**Task directions:**
Print nothing but the lines from the start of the listing below through the line that contains "(11,10) -- (1322,10);". Do not include the pictures.

[BEGIN]

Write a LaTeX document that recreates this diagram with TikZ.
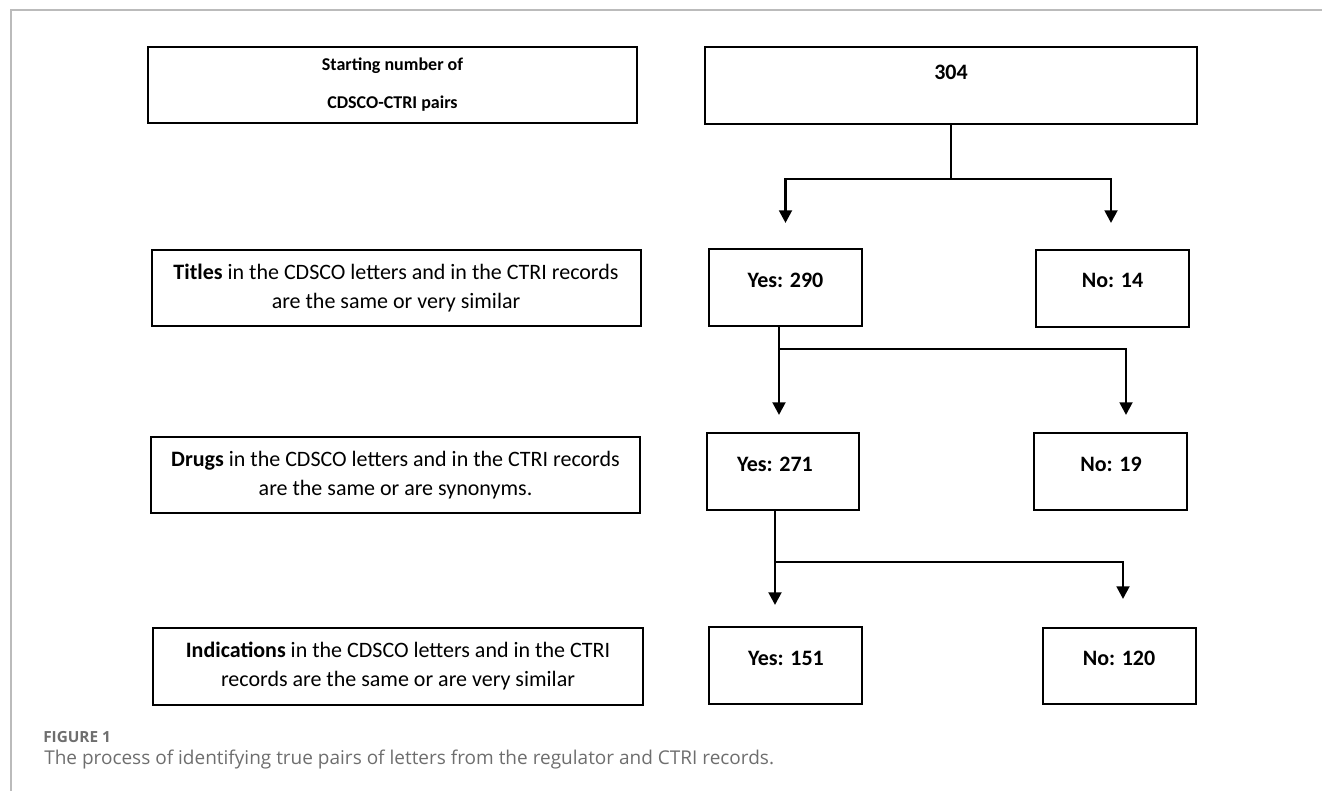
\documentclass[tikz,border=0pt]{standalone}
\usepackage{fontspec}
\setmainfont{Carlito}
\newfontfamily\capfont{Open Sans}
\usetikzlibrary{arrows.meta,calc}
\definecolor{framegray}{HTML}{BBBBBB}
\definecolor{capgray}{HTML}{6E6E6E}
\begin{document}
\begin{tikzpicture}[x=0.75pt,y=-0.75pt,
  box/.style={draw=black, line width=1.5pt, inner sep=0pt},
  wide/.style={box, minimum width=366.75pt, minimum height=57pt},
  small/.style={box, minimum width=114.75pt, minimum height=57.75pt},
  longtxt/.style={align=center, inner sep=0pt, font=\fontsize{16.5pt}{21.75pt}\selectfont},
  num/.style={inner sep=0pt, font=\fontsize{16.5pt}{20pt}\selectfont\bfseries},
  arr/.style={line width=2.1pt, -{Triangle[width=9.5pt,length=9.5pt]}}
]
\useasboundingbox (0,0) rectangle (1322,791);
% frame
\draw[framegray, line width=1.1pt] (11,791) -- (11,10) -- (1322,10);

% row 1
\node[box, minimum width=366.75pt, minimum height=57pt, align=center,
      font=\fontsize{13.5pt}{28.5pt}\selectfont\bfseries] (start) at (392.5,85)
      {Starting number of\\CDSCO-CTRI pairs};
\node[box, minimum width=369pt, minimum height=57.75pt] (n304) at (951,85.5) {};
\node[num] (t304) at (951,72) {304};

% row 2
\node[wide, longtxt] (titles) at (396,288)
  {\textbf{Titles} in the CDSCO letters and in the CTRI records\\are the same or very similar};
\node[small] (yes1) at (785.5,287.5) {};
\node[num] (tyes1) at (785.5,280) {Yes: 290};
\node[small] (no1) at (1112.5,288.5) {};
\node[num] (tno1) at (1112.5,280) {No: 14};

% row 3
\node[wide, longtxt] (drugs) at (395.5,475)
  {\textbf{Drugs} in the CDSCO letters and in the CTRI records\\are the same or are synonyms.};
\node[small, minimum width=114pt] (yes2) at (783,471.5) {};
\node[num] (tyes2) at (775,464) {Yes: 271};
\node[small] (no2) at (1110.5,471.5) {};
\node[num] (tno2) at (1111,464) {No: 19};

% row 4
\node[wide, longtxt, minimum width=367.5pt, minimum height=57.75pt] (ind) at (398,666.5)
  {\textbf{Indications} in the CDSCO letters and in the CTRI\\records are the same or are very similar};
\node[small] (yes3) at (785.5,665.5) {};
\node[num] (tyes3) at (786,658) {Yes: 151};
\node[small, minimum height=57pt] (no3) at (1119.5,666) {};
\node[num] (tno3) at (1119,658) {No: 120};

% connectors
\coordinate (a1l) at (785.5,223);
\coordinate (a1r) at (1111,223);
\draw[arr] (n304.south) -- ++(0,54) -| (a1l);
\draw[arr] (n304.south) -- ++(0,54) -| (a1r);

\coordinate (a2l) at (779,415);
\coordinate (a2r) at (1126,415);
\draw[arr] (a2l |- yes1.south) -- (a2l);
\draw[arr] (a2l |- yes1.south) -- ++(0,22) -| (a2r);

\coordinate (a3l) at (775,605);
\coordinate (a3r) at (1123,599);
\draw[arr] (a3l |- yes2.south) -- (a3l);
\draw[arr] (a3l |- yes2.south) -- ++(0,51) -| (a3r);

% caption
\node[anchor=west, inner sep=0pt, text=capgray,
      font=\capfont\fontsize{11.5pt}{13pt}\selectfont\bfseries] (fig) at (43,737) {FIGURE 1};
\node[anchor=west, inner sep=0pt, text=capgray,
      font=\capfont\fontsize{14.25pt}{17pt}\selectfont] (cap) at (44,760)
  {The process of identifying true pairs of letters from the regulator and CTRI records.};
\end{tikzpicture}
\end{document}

[END]

**Answer to the exercise:**
Write a LaTeX document that recreates this diagram with TikZ.
\documentclass[tikz,border=0pt]{standalone}
\usepackage{fontspec}
\setmainfont{Carlito}
\newfontfamily\capfont{Open Sans}
\usetikzlibrary{arrows.meta,calc}
\definecolor{framegray}{HTML}{BBBBBB}
\definecolor{capgray}{HTML}{6E6E6E}
\begin{document}
\begin{tikzpicture}[x=0.75pt,y=-0.75pt,
  box/.style={draw=black, line width=1.5pt, inner sep=0pt},
  wide/.style={box, minimum width=366.75pt, minimum height=57pt},
  small/.style={box, minimum width=114.75pt, minimum height=57.75pt},
  longtxt/.style={align=center, inner sep=0pt, font=\fontsize{16.5pt}{21.75pt}\selectfont},
  num/.style={inner sep=0pt, font=\fontsize{16.5pt}{20pt}\selectfont\bfseries},
  arr/.style={line width=2.1pt, -{Triangle[width=9.5pt,length=9.5pt]}}
]
\useasboundingbox (0,0) rectangle (1322,791);
% frame
\draw[framegray, line width=1.1pt] (11,791) -- (11,10) -- (1322,10);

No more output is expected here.